So the job listing I answered for my current job actually listed the title as "IT Generalist." I work for a Managed Services Provider - basically I'm outsourced IT. We have specialties within what we do - I, for instance, do most of our Exchange work - but we all pick up the slack where it's needed. In larger organizations, such as my best friend just went to work for, there are teams that are responsible for specific areas of the infrastructure. He's on the web services team, maintaining the servers that drive the web application. There's a helpdesk team there, and also a more generic infrastructure team that deals with non-client facing systems. This works for them because they have 3000+ employees and a large IT staff.
There's definitely a place for specialization. That place, to me, is within a very large team. If you have 30 admins, you can afford to have 5 of them be the mailserver group. There's coverage if one is out sick or on vacation, and enough institutional knowledge that if one leaves, the infrastructure won't crash.
In a 3 person org, such as you were in, you HAVE to be more of a generalist. You may well be the best Exchange admin on earth, but when the fileserver goes down and Bob The Fileserver Guy is out on paternity leave, management is going to turn to you to fix it. So you need to have the knowledge to figure out what's going wrong, and make a stab at fixing it.
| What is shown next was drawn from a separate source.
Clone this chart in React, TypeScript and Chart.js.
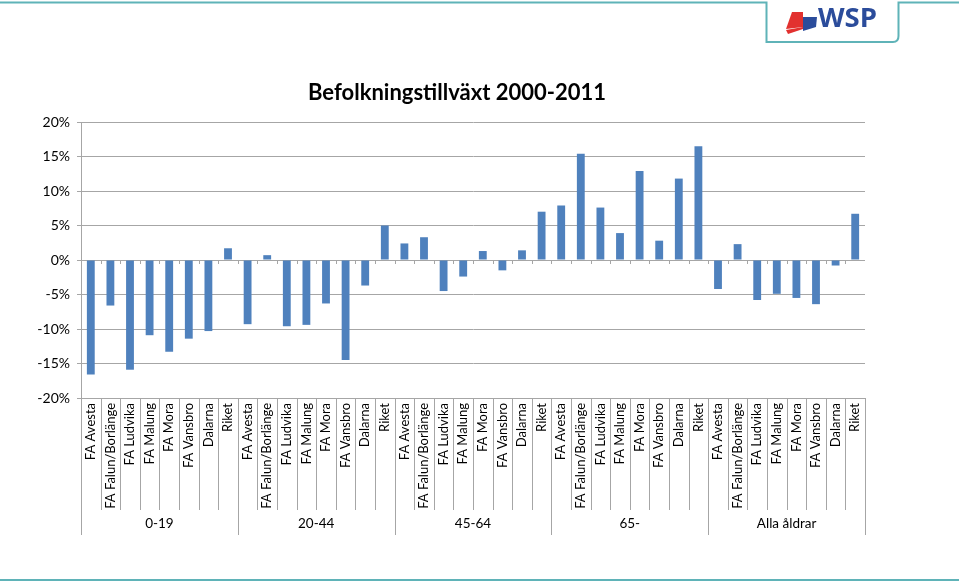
import React, { useEffect, useRef } from "react";
import { Chart, registerables } from "chart.js";

Chart.register(...registerables);

const categories = ["FA Avesta", "FA Falun/Borlänge", "FA Ludvika", "FA Malung", "FA Mora", "FA Vansbro", "Dalarna", "Riket"];
const groups = ["0-19", "20-44", "45-64", "65-", "Alla åldrar"];
const values0019 = [-16.6, -6.6, -15.9, -10.9, -13.3, -11.4, -10.3, 1.7];
const values2044 = [-9.3, 0.7, -9.6, -9.4, -6.3, -14.5, -3.7, 5.0];
const values4564 = [2.4, 3.3, -4.5, -2.4, 1.3, -1.5, 1.4, 7.0];
const values65 = [7.9, 15.4, 7.6, 3.9, 12.9, 2.8, 11.8, 16.5];
const valuesAll = [-4.2, 2.3, -5.8, -4.9, -5.5, -6.4, -0.8, 6.7];
const yTicks = [-20, -15, -10, -5, 0, 5, 10, 15, 20];
const title = "Befolkningstillväxt 2000-2011";

const FONT = "Lato, 'Liberation Sans', sans-serif";
const GRID = "#a6a6a6";

const groupPlugin = {
  id: "groupPlugin",
  afterDraw(chart: any) {
    const ctx = chart.ctx;
    const xs = chart.scales.x;
    const ys = chart.scales.y;
    const area = chart.chartArea;
    const n = xs.getLabels().length;
    const w = xs.getPixelForValue(1) - xs.getPixelForValue(0);
    const start = xs.getPixelForValue(0) - w / 2;
    const per = categories.length;
    const zeroY = ys.getPixelForValue(0);
    ctx.save();
    ctx.strokeStyle = GRID;
    ctx.lineWidth = 1;
    for (let k = 0; k <= n; k++) {
      const px = Math.round(start + k * w) + 0.5;
      const isGroup = k % per === 0;
      ctx.beginPath();
      ctx.moveTo(px, area.bottom);
      ctx.lineTo(px, area.bottom + (isGroup ? 137 : 112));
      ctx.stroke();
      if (k > 0 && k < n) {
        ctx.beginPath();
        ctx.moveTo(px, zeroY);
        ctx.lineTo(px, zeroY + 4);
        ctx.stroke();
      }
    }
    ctx.fillStyle = "#000";
    ctx.font = `13.5px ${FONT}`;
    ctx.textAlign = "center";
    ctx.textBaseline = "middle";
    groups.forEach((g, i) => {
      const cx = start + (i * per + per / 2) * w;
      ctx.fillText(g, cx, area.bottom + 126);
    });
    // title
    ctx.font = `bold 22px ${FONT}`;
    ctx.textBaseline = "alphabetic";
    ctx.fillText(title, 457, 100);
    ctx.restore();
  },
};

export default function App() {
  const ref = useRef<HTMLCanvasElement | null>(null);
  useEffect(() => {
    if (!ref.current) return;
    const labels: string[] = [];
    groups.forEach(() => categories.forEach((c) => labels.push(c)));
    const data = [...values0019, ...values2044, ...values4564, ...values65, ...valuesAll];
    const chart = new Chart(ref.current, {
      type: "bar",
      data: {
        labels,
        datasets: [
          {
            data,
            backgroundColor: "#4F81BD",
            categoryPercentage: 1,
            barPercentage: 0.4,
          },
        ],
      },
      options: {
        animation: false,
        responsive: false,
        maintainAspectRatio: false,
        layout: { padding: { top: 122, right: 94, bottom: 0, left: 0 } },
        plugins: {
          legend: { display: false },
          tooltip: { enabled: false },
          title: { display: false },
        },
        scales: {
          x: {
            type: "category",
            grid: { display: false, drawTicks: false },
            border: { display: false },
            ticks: {
              autoSkip: false,
              minRotation: 90,
              maxRotation: 90,
              padding: 5,
              color: "#000",
              font: { family: FONT, size: 13 },
            },
            afterFit(scale: any) {
              scale.height = 186;
            },
          },
          y: {
            min: -20,
            max: 20,
            afterBuildTicks(scale: any) {
              scale.ticks = yTicks.map((v) => ({ value: v }));
            },
            grid: { color: GRID, tickLength: 4, tickColor: GRID },
            border: { display: true, color: GRID },
            ticks: {
              padding: 7,
              color: "#000",
              font: { family: FONT, size: 14 },
              callback: (v: any) => `${v}%`,
            },
            afterFit(scale: any) {
              scale.width = 81;
            },
          },
        },
      },
      plugins: [groupPlugin],
    });
    return () => chart.destroy();
  }, []);

  const teal = "#5fb3b8";
  return (
    <div style={{ position: "absolute", left: 0, top: 0, width: 959, height: 584, background: "#fff" }}>
      <canvas ref={ref} width={959} height={584} style={{ position: "absolute", left: 0, top: 0 }} />
      <svg width={959} height={584} style={{ position: "absolute", left: 0, top: 0, pointerEvents: "none" }}>
        <path d="M0 2.5 H766.5 V42 H893 Q898.5 42 898.5 36 V2.5 H959" fill="none" stroke={teal} strokeWidth={2} />
        <line x1={0} y1={580} x2={959} y2={580} stroke={teal} strokeWidth={2} />
        <polygon points="792,12 803,12 803,27 786,29" fill="#e2312f" />
        <polygon points="803,17 817,17 816,27 803,27" fill="#2b4c9b" />
        <polygon points="786,30 803,27 803,29 788,34" fill="#e2312f" />
        <polygon points="803,27 816,27 803,31" fill="#2b4c9b" />
        <text x={818} y={27} fontFamily="'Open Sans', 'DejaVu Sans', sans-serif" fontWeight="bold" fontSize={27} textLength={59} lengthAdjust="spacingAndGlyphs" fill="#2b4c9b">WSP</text>
      </svg>
    </div>
  );
}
Throwing your hands up in the air and saying "I'm the email guy" does not help your organization (or impress your boss).
If you genuinely love one aspect of IT - networking, Linux Samba administration, or whatever - great. Specialize in that. But know that you need to know how the rest of your environment works or your organization runs the risk of lack of coverage, and, more importantly to me at least, your troubleshooting will take much longer. Also - products change, concepts don't. If you love email and admin Exchange - great. Concentrate on the email aspects of things. The next version of Exchange may kill the product line, and then where will you be? I tend to view generalization as a hedge against unemployment a bit too.